DATA EXTRACT »
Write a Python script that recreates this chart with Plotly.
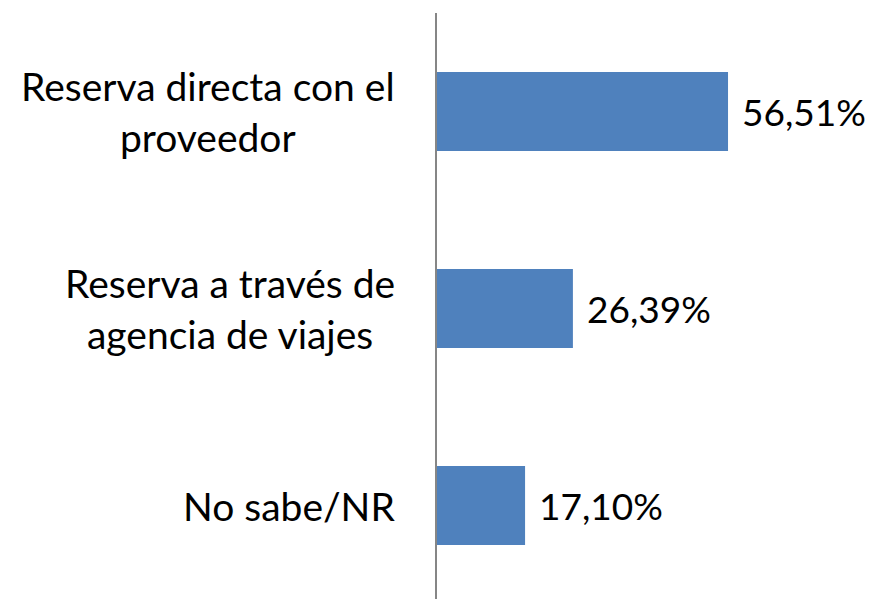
import plotly.graph_objects as go

categories = ["Reserva directa con el<br>proveedor",
              "Reserva a través de<br>agencia de viajes",
              "No sabe/NR"]
values = [56.51, 26.39, 17.10]
value_labels = ["56,51%", "26,39%", "17,10%"]

FONT = "Lato, Calibri, Carlito, sans-serif"

# page body has an 8px default margin; compensate so plot lands where the reference has it
OFF = 8
W, H = 876 - OFF, 599 - OFF
AXIS_X = 437 - OFF
TOP = 13 - OFF
PX_PER_CAT = 197
PX_PER_PCT = 5.15

fig = go.Figure()
fig.add_trace(go.Bar(
    x=values, y=categories, orientation="h",
    marker=dict(color="#4F81BD", line=dict(width=0)),
    width=0.4, hoverinfo="skip",
))

for c, v, t in zip(categories, values, value_labels):
    fig.add_annotation(x=v, y=c, text=t, showarrow=False, xanchor="left",
                       yanchor="middle", xshift=12,
                       font=dict(family=FONT, size=37, color="black"))
    fig.add_annotation(x=0, xref="paper", y=c, text=c, showarrow=False, xanchor="right",
                       yanchor="middle", align="center", xshift=-40,
                       font=dict(family=FONT, size=39, color="black"))

fig.update_layout(
    width=W, height=H,
    margin=dict(l=AXIS_X, r=0, t=TOP, b=0),
    paper_bgcolor="white", plot_bgcolor="white",
    showlegend=False,
    xaxis=dict(range=[0, (W - AXIS_X) / PX_PER_PCT], showgrid=False, zeroline=False,
               showticklabels=False, showline=False, fixedrange=True),
    yaxis=dict(range=[-0.5 + (H - TOP) / PX_PER_CAT, -0.5], showgrid=False, zeroline=False,
               showticklabels=False, showline=True, linecolor="#868686", linewidth=2,
               ticks="", fixedrange=True),
)

fig.write_html("out.html", config={"displayModeBar": False})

AIM OF THE EXERCISE »
Reproduce the listing word for word and omit its pictures.

RESULT OF THIS EXERCISE »
Write a Python script that recreates this chart with Plotly.
import plotly.graph_objects as go

categories = ["Reserva directa con el<br>proveedor",
              "Reserva a través de<br>agencia de viajes",
              "No sabe/NR"]
values = [56.51, 26.39, 17.10]
value_labels = ["56,51%", "26,39%", "17,10%"]

FONT = "Lato, Calibri, Carlito, sans-serif"

# page body has an 8px default margin; compensate so plot lands where the reference has it
OFF = 8
W, H = 876 - OFF, 599 - OFF
AXIS_X = 437 - OFF
TOP = 13 - OFF
PX_PER_CAT = 197
PX_PER_PCT = 5.15

fig = go.Figure()
fig.add_trace(go.Bar(
    x=values, y=categories, orientation="h",
    marker=dict(color="#4F81BD", line=dict(width=0)),
    width=0.4, hoverinfo="skip",
))

for c, v, t in zip(categories, values, value_labels):
    fig.add_annotation(x=v, y=c, text=t, showarrow=False, xanchor="left",
                       yanchor="middle", xshift=12,
                       font=dict(family=FONT, size=37, color="black"))
    fig.add_annotation(x=0, xref="paper", y=c, text=c, showarrow=False, xanchor="right",
                       yanchor="middle", align="center", xshift=-40,
                       font=dict(family=FONT, size=39, color="black"))

fig.update_layout(
    width=W, height=H,
    margin=dict(l=AXIS_X, r=0, t=TOP, b=0),
    paper_bgcolor="white", plot_bgcolor="white",
    showlegend=False,
    xaxis=dict(range=[0, (W - AXIS_X) / PX_PER_PCT], showgrid=False, zeroline=False,
               showticklabels=False, showline=False, fixedrange=True),
    yaxis=dict(range=[-0.5 + (H - TOP) / PX_PER_CAT, -0.5], showgrid=False, zeroline=False,
               showticklabels=False, showline=True, linecolor="#868686", linewidth=2,
               ticks="", fixedrange=True),
)

fig.write_html("out.html", config={"displayModeBar": False})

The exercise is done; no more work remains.